For his part, Netanyahu accused the Palestinians of using settlements as a pretext to avoid negotiations. "We think we should sit around that negotiating table right away," he said. "I think what we should do on the path to peace is to simply get on it, and get with it."

The administration's efforts to revive peace negotiations have been unsuccessful, largely for reasons having to do with both its own ambitious goals and with unfavorable regional politics.

In addition to the settlement freeze, Obama has tried to extract a series of reciprocal confidence-building gestures from Israel's Arab neighbors — for example, opening Israeli trade offices in those countries or allowing Israeli passenger planes to fly over Arab territory.

Saudi Arabia rebuffed these requests, which made it less likely that other Arab countries would follow with their own gestures.

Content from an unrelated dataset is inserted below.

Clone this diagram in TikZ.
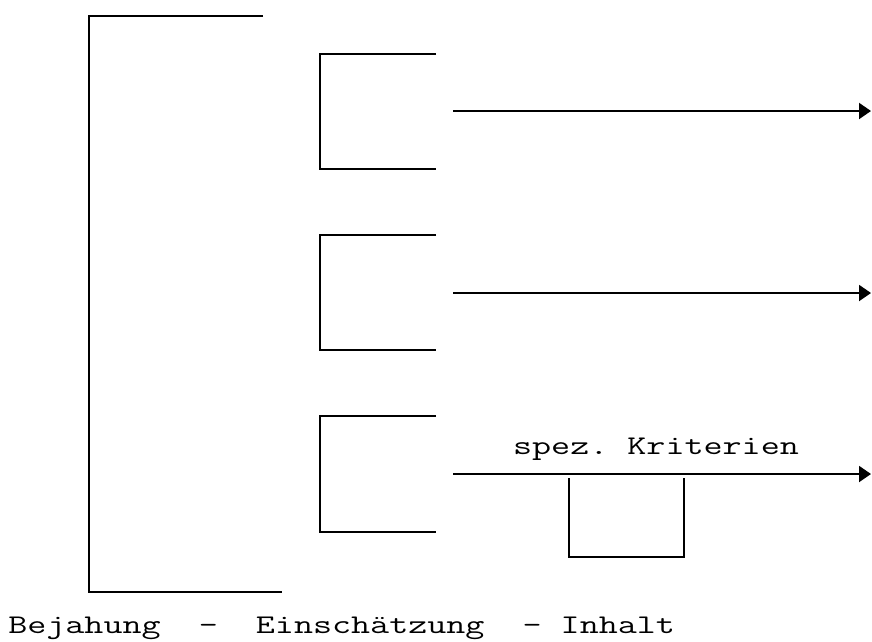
\documentclass[tikz,border=0pt]{standalone}
\usepackage{fontspec}
\usetikzlibrary{arrows.meta}
\tikzset{
  rule/.style={line width=2pt},
  flow/.style={line width=2pt, -{Triangle[length=12pt,width=16pt]}},
  label/.style={font=\ttfamily\fontsize{27}{30}\selectfont, xscale=1.37, inner sep=0pt}
}
\begin{document}
\begin{tikzpicture}[x=1pt, y=-1pt]
  \useasboundingbox (0,0) rectangle (872,641);
  % outer bracket
  \draw[rule] (263,16) -- (89,16) -- (89,592) -- (282,592);
  % three inner brackets
  \draw[rule] (436,54) -- (320,54) -- (320,169) -- (436,169);
  \draw[rule] (436,235) -- (320,235) -- (320,350) -- (436,350);
  \draw[rule] (436,416) -- (320,416) -- (320,532) -- (436,532);
  % arrows
  \coordinate (a1) at (453,111); \coordinate (b1) at (871,111);
  \coordinate (a2) at (453,293); \coordinate (b2) at (871,293);
  \coordinate (a3) at (453,474); \coordinate (b3) at (871,474);
  \draw[flow] (a1) -- (b1);
  \draw[flow] (a2) -- (b2);
  \draw[flow] (a3) -- (b3);
  % box under the third arrow
  \draw[rule] (569,478) -- (569,557) -- (684,557) -- (684,478);
  % labels
  \node[label, anchor=base] (crit) at (656,454) {spez.~Kriterien};
  \node[label, anchor=base west] (caption) at (8,633)
    {Bejahung~~–~~Einschätzung~~-~Inhalt};
\end{tikzpicture}
\end{document}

In Israel, the election of a right-wing government under Netanyahu dimmed the prospects for a settlement freeze, given the pressures from his coalition.

Netanyahu has offered a moratorium on the construction of new settlements on the West Bank, but not in East Jerusalem. He would also allow additional construction on the West Bank to support the growing families of settlers — a provision known as "natural growth."

The publication of a U.N. report alleging war crimes in Gaza last winter complicated the calculus. Netanyahu said that if the report, which accuses both sides of war crimes, were advanced in the United Nations, it would kill off talks before they started.

Leader's reluctance

The United States pressed the Palestinian Authority to bottle up the report in the U.N. Human Rights Council, which it agreed to do. But that set off a political conflagration at home, and Abbas reversed himself, voting to forward the report to the Security Council.

With his credibility damaged and with elections looming in January, Abbas has been reluctant to enter talks. And he is citing Obama's tough line on settlements as a reason to hold out.

"Secretary Clinton told us that the United States considers settlements to be illegitimate and does not accept the annexation of East Jerusalem," Erekat said.